Task statement
The lines to be extracted run from the start of the listing through the line containing "TODAY_DAY = 576"; copy them exactly and nothing else.

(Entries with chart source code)
────────────────────
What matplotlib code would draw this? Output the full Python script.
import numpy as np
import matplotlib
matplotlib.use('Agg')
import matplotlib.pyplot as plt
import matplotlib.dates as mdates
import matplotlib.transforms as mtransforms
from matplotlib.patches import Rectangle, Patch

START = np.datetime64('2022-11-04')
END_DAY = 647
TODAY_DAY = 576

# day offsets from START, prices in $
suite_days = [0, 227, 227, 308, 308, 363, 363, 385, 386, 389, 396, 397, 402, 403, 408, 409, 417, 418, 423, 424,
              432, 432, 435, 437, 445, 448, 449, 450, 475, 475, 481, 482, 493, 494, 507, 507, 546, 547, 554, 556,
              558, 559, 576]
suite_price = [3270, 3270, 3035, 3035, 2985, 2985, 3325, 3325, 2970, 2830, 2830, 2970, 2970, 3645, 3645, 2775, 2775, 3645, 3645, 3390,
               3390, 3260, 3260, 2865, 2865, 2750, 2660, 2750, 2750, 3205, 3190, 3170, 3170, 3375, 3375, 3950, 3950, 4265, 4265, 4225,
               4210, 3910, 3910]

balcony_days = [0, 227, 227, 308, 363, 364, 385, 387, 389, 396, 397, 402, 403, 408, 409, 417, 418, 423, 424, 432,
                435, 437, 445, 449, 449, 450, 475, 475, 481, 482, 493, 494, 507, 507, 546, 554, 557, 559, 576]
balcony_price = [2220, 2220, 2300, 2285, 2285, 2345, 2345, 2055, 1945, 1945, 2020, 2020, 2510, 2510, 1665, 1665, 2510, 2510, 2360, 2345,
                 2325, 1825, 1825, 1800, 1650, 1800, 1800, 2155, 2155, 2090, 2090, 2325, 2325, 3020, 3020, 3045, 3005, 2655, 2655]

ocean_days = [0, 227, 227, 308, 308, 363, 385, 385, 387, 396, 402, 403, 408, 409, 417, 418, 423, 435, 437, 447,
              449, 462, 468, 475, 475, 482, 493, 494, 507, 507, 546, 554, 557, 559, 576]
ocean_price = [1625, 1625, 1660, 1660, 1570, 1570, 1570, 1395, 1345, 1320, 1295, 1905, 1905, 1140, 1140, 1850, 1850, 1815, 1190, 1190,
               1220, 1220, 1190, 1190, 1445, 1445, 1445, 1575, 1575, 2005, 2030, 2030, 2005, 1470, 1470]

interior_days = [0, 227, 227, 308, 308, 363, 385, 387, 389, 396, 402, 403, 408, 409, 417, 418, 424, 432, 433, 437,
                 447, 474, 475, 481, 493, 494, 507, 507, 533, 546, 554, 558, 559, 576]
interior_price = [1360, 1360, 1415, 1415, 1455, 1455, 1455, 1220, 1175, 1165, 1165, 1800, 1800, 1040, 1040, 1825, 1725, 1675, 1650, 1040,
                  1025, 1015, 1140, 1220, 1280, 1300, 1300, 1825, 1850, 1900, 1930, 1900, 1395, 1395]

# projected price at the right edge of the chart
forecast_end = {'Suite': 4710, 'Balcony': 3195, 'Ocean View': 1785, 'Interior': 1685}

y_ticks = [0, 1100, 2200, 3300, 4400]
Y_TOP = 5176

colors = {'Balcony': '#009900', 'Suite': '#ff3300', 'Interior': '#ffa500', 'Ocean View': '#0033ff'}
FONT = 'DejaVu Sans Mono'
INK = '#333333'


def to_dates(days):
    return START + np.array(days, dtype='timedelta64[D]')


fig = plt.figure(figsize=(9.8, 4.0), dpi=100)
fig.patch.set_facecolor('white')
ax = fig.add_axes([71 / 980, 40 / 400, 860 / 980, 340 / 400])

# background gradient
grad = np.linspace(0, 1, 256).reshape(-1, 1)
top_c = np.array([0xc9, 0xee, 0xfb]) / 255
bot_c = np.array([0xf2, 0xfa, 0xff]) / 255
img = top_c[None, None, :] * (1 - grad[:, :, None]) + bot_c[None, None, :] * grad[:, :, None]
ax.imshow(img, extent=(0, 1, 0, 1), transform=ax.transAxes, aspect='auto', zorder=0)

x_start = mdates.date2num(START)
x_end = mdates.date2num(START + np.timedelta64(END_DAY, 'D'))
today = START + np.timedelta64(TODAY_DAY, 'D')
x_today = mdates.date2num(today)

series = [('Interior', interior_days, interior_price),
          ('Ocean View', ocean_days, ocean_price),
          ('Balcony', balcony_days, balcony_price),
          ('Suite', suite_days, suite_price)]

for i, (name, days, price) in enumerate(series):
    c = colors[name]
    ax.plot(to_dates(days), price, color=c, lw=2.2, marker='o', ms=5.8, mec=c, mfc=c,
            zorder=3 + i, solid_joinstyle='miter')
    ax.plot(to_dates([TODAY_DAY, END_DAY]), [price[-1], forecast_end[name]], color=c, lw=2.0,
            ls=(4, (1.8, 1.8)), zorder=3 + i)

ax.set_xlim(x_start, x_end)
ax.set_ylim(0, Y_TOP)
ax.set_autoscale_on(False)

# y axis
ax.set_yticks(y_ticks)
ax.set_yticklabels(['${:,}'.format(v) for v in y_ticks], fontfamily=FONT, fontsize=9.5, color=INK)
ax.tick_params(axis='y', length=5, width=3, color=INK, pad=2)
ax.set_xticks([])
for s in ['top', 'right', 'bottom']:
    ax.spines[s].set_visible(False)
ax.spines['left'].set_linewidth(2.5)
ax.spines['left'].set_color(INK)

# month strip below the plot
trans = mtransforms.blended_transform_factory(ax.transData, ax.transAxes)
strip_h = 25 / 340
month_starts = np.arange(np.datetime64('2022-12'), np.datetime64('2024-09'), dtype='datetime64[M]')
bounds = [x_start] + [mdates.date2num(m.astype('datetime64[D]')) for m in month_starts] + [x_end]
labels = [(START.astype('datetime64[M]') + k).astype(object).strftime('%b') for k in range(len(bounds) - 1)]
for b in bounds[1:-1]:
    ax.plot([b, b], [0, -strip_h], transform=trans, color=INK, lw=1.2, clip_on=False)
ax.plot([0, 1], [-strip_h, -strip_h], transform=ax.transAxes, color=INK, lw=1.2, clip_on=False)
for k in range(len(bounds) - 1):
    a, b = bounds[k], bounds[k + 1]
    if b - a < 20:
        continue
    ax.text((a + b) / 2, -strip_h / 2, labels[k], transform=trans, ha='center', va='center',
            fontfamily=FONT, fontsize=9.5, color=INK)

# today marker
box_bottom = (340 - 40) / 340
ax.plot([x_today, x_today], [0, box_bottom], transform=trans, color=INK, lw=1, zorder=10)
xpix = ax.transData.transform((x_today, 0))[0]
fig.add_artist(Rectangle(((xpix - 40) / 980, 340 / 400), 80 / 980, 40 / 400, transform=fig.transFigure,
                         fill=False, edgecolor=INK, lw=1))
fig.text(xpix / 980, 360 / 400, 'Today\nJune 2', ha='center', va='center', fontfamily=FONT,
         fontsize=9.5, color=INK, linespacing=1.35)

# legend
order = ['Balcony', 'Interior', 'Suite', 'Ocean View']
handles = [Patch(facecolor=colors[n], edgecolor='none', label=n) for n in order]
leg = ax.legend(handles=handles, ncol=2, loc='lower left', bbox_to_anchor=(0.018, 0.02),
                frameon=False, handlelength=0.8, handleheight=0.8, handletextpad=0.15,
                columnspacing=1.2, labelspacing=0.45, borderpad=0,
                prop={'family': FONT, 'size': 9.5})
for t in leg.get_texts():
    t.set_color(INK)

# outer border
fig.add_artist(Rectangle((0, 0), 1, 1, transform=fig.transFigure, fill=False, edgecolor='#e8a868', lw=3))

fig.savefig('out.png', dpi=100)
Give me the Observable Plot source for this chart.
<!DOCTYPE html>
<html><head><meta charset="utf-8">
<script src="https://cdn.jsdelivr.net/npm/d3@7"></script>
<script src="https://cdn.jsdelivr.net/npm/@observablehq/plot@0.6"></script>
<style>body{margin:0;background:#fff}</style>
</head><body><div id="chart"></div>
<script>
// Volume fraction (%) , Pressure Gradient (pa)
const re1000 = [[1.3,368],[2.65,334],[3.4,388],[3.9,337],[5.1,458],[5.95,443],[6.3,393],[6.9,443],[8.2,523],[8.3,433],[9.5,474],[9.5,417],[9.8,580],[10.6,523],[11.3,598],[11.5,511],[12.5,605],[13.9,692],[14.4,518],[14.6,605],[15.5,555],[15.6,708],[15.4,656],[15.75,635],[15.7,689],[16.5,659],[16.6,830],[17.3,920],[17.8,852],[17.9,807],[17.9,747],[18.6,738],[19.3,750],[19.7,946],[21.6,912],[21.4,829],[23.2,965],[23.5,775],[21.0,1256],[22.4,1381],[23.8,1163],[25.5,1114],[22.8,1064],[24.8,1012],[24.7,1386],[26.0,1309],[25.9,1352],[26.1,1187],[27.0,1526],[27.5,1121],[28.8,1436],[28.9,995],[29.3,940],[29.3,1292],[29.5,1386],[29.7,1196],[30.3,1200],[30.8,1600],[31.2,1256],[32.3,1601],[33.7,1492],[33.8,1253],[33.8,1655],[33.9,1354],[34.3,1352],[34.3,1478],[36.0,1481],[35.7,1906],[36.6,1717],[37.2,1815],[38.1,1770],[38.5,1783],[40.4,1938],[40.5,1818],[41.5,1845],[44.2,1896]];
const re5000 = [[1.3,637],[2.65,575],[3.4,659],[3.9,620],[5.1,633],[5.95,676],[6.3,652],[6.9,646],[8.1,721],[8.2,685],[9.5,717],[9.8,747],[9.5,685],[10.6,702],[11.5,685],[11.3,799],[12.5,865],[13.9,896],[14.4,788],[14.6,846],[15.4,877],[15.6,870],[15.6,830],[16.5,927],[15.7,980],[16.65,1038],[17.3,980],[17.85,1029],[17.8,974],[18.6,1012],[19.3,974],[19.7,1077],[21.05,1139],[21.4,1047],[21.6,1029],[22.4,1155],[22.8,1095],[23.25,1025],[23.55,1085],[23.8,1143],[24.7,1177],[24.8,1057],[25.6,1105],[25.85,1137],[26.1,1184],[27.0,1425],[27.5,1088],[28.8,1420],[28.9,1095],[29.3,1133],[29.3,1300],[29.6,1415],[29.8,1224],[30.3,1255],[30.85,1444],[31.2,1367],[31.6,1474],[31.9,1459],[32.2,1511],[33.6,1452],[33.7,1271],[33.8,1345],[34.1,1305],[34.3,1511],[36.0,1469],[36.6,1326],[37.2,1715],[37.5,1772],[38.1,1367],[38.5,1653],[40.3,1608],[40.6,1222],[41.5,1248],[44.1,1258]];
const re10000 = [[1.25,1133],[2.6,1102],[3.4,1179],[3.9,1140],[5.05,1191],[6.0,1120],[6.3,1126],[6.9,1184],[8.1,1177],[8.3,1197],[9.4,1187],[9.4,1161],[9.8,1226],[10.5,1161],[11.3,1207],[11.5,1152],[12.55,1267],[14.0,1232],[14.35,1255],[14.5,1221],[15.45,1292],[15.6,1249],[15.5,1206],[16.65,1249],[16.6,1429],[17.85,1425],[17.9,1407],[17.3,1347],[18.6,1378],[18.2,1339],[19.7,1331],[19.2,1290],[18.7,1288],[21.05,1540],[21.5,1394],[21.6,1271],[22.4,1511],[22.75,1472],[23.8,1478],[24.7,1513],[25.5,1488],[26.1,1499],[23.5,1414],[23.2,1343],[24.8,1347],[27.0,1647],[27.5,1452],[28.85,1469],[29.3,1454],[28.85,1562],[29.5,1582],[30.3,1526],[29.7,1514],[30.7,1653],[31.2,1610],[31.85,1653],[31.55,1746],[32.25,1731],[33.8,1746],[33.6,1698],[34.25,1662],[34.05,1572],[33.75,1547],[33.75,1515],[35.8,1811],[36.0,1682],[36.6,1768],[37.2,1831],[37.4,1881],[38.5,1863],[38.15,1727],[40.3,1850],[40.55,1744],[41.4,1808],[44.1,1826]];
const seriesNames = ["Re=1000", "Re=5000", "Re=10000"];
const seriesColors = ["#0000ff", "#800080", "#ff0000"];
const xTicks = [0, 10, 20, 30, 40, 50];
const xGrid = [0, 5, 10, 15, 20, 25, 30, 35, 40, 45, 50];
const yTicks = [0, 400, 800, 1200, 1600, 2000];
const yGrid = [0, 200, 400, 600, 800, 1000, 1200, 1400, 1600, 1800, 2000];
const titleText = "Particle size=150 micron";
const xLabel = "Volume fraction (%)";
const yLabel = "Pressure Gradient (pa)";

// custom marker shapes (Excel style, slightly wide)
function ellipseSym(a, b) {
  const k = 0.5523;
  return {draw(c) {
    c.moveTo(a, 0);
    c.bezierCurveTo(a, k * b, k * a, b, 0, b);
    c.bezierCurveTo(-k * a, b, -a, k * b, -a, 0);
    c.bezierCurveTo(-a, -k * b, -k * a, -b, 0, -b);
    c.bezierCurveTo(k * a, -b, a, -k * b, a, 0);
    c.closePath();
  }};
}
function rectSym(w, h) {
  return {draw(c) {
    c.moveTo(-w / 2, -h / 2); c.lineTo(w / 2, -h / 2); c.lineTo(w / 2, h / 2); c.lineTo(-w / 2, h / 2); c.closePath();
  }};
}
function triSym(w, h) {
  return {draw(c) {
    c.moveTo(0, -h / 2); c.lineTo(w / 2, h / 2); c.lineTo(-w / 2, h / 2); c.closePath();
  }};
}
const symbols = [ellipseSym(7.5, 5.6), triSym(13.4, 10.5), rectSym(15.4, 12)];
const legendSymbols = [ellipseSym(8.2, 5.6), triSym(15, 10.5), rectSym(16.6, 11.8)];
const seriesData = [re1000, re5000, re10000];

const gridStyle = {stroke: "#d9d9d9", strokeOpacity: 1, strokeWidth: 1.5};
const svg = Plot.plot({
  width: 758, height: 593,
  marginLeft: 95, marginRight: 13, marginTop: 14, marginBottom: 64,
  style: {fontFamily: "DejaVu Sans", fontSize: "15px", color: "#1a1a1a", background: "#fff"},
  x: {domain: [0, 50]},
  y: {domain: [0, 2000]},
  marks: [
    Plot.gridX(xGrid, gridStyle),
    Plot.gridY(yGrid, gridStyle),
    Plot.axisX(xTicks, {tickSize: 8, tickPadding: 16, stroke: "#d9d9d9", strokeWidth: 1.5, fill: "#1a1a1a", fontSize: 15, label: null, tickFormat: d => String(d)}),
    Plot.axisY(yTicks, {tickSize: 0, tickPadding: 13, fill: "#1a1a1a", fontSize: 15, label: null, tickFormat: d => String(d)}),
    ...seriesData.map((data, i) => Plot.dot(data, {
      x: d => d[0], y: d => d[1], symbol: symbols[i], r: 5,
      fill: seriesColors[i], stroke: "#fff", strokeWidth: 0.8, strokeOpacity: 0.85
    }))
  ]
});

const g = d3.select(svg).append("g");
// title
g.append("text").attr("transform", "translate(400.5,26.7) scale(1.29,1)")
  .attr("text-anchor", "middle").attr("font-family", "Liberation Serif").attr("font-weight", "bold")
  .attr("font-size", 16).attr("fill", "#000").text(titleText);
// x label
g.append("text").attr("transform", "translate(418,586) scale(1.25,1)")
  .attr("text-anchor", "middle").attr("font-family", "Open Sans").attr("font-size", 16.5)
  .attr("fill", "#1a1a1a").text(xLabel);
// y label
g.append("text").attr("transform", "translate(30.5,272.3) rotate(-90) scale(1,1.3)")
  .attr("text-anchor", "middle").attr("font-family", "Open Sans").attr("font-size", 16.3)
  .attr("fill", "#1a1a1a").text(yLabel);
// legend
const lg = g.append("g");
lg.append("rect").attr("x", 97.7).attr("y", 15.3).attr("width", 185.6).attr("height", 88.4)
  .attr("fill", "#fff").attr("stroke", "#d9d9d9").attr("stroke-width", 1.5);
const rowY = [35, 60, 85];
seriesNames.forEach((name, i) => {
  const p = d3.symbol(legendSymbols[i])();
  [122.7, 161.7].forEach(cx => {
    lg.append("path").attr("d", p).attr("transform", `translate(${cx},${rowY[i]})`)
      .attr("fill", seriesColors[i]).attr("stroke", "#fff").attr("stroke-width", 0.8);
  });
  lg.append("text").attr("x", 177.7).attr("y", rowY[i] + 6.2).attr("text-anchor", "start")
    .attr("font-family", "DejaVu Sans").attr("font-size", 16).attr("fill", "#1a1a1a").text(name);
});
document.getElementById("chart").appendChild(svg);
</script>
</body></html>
────────────────────
Full solution
What matplotlib code would draw this? Output the full Python script.
import numpy as np
import matplotlib
matplotlib.use('Agg')
import matplotlib.pyplot as plt
import matplotlib.dates as mdates
import matplotlib.transforms as mtransforms
from matplotlib.patches import Rectangle, Patch

START = np.datetime64('2022-11-04')
END_DAY = 647
TODAY_DAY = 576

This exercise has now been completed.